When I say I’m “tired of anticipating getting older” It isn’t as if this thought has been going on for years. No! I’ve just recently had these intrusive thoughts burrow into my head like termites.  And, as my continued, over thinking, ravages my brain, those thoughts cause me to investigate further into the meaning of life and question why I’m here and if my contribution to this world is helping others that I meet along my journey.

Are we a product of evolution? Science makes sense. The earth is the perfecto distance from our sun to cultivate a living environment that caused life of its earliest forms to develop.

Witnessing beauty evolving on this heavenly earth. Smelling the sweet smells of food. Seeing beauty in all forms of creation leaves little doubt, for some, that God placed us here to live a meaningful life, until we are called home.

I understand people will tell me that I’m too young to reflect on my life and judge myself on a body of work that isn’t completed yet. I feel successful, I do, in life, in this moment of writing, simply because I have my children. But moving forward from that statement isn’t helping to calm my nerves about the aging of all those around me, either.

When I start getting that overwhelming feeling of my mortality I like to imagine some of the things that I find soothing to calm my nerves and forget about what ails me. A simple sound or a place I’d visit when I was off exploring in the woods is a great memory. A dip in the ocean, remembering the salty water that touched my lips from a mini-rouge wave that tantalizes my skin. The excitement of going to the airport for a trip to a far off place always gets my endorphins going.

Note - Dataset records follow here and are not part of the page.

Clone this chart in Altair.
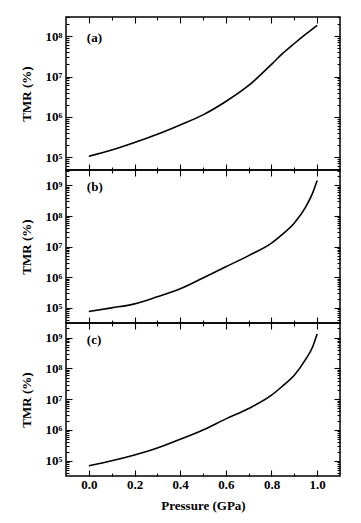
import altair as alt
import pandas as pd

# ---- data ----
pressure_a = [0.0, 0.1, 0.2, 0.3, 0.4, 0.5, 0.6, 0.7, 0.8, 0.85, 0.9, 0.95, 1.0]
tmr_a = [1.05e5, 1.5e5, 2.3e5, 3.7e5, 6.3e5, 1.12e6, 2.4e6, 6.0e6, 2.0e7, 3.8e7, 6.6e7, 1.12e8, 1.86e8]

pressure_b = [0.0, 0.1, 0.2, 0.3, 0.4, 0.5, 0.6, 0.7, 0.8, 0.85, 0.9, 0.95, 0.98, 1.0]
tmr_b = [7.6e4, 1.0e5, 1.35e5, 2.3e5, 4.2e5, 9.5e5, 2.2e6, 5.1e6, 1.3e7, 2.6e7, 5.9e7, 2.0e8, 5.6e8, 1.45e9]

pressure_c = [0.0, 0.1, 0.2, 0.3, 0.4, 0.5, 0.6, 0.7, 0.8, 0.85, 0.9, 0.95, 0.98, 1.0]
tmr_c = [6.9e4, 1.0e5, 1.55e5, 2.6e5, 5.0e5, 1.0e6, 2.3e6, 5.0e6, 1.35e7, 2.75e7, 6.0e7, 2.0e8, 5.0e8, 1.32e9]

panel_tags = ["(a)", "(b)", "(c)"]
tag_y = [1e8, 1e9, 1e9]
y_domains = [[4.8e4, 3.0e8], [3.2e4, 3.2e9], [3.2e4, 3.0e9]]
x_domain = [-0.1, 1.1]
x_major = [0.0, 0.2, 0.4, 0.6, 0.8, 1.0]
x_minor = [0.1, 0.3, 0.5, 0.7, 0.9]
superscripts = {4: "⁴", 5: "⁵", 6: "⁶", 7: "⁷", 8: "⁸", 9: "⁹"}

pressures = [pressure_a, pressure_b, pressure_c]
tmrs = [tmr_a, tmr_b, tmr_c]

W, H = 274, 153
FONT = "Liberation Serif"
MAJ = alt.ExprRef("-6")   # negative size -> ticks point into the plot
MIN = alt.ExprRef("-3")


def tick_axis(orient, vals, size):
    return alt.Axis(orient=orient, values=vals, labels=False, domain=False, grid=False, ticks=True,
                    tickColor="black", tickWidth=1.1, tickSize=size, title=None)


def panel(i, show_x):
    df = pd.DataFrame({"p": pressures[i], "t": tmrs[i]})
    lo, hi = y_domains[i]
    xs = alt.Scale(domain=x_domain, nice=False, zero=False)
    ys = alt.Scale(type="log", domain=[lo, hi], nice=False)

    y_maj = [10 ** e for e in range(4, 10) if lo <= 10 ** e <= hi]
    y_min = [k * 10 ** e for e in range(4, 10) for k in range(2, 10) if lo <= k * 10 ** e <= hi]

    label_expr = " : ".join(
        f"datum.value == {10 ** e} ? '10{superscripts[e]}'" for e in range(4, 10) if lo <= 10 ** e <= hi
    ) + " : ''"

    if show_x:
        x_axis1 = alt.Axis(orient="bottom", values=x_major, format=".1f", ticks=True, tickSize=MAJ,
                           tickColor="black", tickWidth=1.1, domain=False,
                           grid=False, labelFont=FONT, labelFontSize=13, labelFontWeight="bold",
                           labelColor="black", labelPadding=8, title="Pressure (GPa)",
                           titleFont=FONT, titleFontSize=13, titleFontWeight="bold",
                           titleColor="black", titlePadding=8)
    else:
        x_axis1 = tick_axis("bottom", x_major, MAJ)

    y_axis1 = alt.Axis(orient="left", values=y_maj, labelExpr=label_expr, ticks=True, tickSize=MAJ,
                       tickColor="black", tickWidth=1.1, domain=False,
                       grid=False, labelFont=FONT, labelFontSize=13, labelFontWeight="bold",
                       labelColor="black", labelPadding=10, title="TMR (%)", titleFont=FONT,
                       titleFontSize=13, titleFontWeight="bold", titleColor="black", titlePadding=12)

    line = alt.Chart(df).mark_line(color="black", strokeWidth=1.6, interpolate="monotone").encode(
        x=alt.X("p:Q", scale=xs, axis=x_axis1),
        y=alt.Y("t:Q", scale=ys, axis=y_axis1),
    )

    tag_df = pd.DataFrame({"p": [0.0], "t": [tag_y[i]], "label": [panel_tags[i]]})
    tag = alt.Chart(tag_df).mark_text(align="left", baseline="middle", font=FONT, fontSize=13,
                                      fontWeight="bold", color="black", dx=-2, dy=2).encode(
        x=alt.X("p:Q", scale=xs, axis=tick_axis("bottom", x_minor, MIN)),
        y=alt.Y("t:Q", scale=ys, axis=tick_axis("left", y_min, MIN)),
        text="label:N",
    )

    other_sides = []
    for xv, yv, size in [(x_major, y_maj, MAJ), (x_minor, y_min, MIN)]:
        other_sides.append(
            alt.Chart(df).mark_point(opacity=0).encode(
                x=alt.X("p:Q", scale=xs, axis=tick_axis("top", xv, size)),
                y=alt.Y("t:Q", scale=ys, axis=tick_axis("right", yv, size)),
            )
        )

    return alt.layer(line, tag, *other_sides).resolve_axis(x="independent", y="independent").properties(
        width=W, height=H
    )


chart = alt.vconcat(panel(0, False), panel(1, False), panel(2, True), spacing=0, bounds="flush").properties(
    padding={"left": 11, "top": 7, "right": 5, "bottom": 5},
    background="white",
).configure_view(stroke="black", strokeWidth=1.5)

chart.save("out.html", embed_options={"renderer": "svg", "actions": False})
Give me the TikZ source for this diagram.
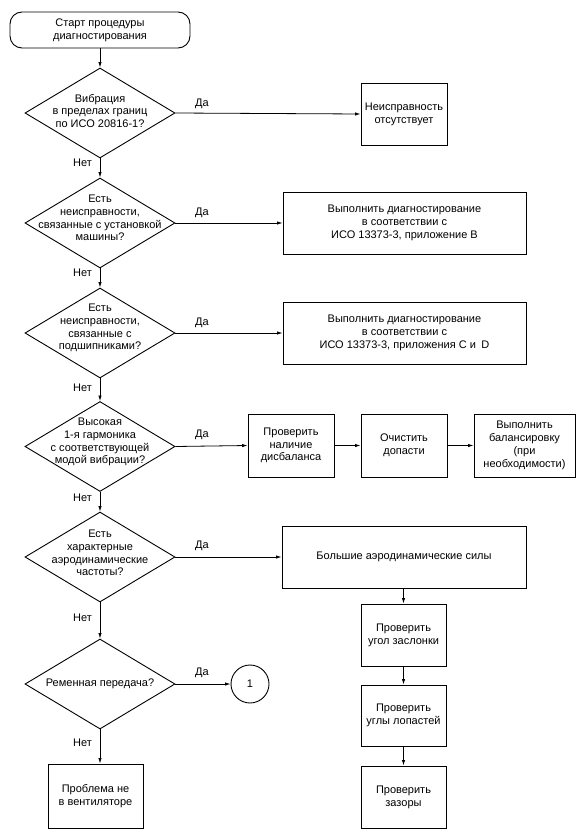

These good thoughts, like roads, always bring me back to my greatest accomplishments, my sons’ and their impact on my life. I’m lucky to have them. My boys inspire me to make life better. I’m a strong person and I could manage life on my own but my boys just enhance my travel. But as they get older well, so will I. Damn, I know how to kill an endorphin as I overheat and over stimulate my thinking.

But as we know, time waits for no one. So today will be another day I tell myself,  "Chris, focus on the current day and what I’m going to face as it on folds.”

I guess in theory that mantra works but taking life day-by-day knowing only works if I have appointment. And even appointments can be broken.

These intrusive thoughts, of aging, are running rampant in my mind and it’s tiring my weary body. Time to think back into the “Fusaro archives of memory” to calm myself:

There was this place I visited as kid. I would walk into the woods on a dirt path that was worn out over the years by others who traveled in this same area. Right before the large trees would give way to a field allowing one to feel safe that they were out of the woods, I would break off the beaten trail and travel up a small path that was seldom used. It was slightly hidden by old growth and only a true adventure would have found. I wouldn’t venture off to far.  I’d go as far as the uprooted tree that was leaning over the canal. It must have been taking down by a storm. Or the tree it self just aged and died due to time.

I would climb up the roots, that were perfectly placed in order of ladders rungs.  When I got to the straight line of the trunk I’d place my hands on the bark and boost my self up. I'd stand strong, feeling triumphed, for conquering this massive beast. I'd then walk the trunk of the tree like an acrobat on a high wire, that only the confidence of a child or teenager would have, and find a seat on a branch over looking, just about everything.

In the distance I would hear faint sounds of other children playing. Behind me, not too far away, I could hear the cars as they hurriedly moved along the highway. Every now and then a fast moving breeze would travel though the tree branches and I would hear the howling of the wind as it moved and swayed the branches. It was as if the trees were talking to me. There is peace.

“Ouch”


I just stretched and got a shooting pain in my back, a cramp that shook me out of my tree and back into reality. Fuck, I’m aging.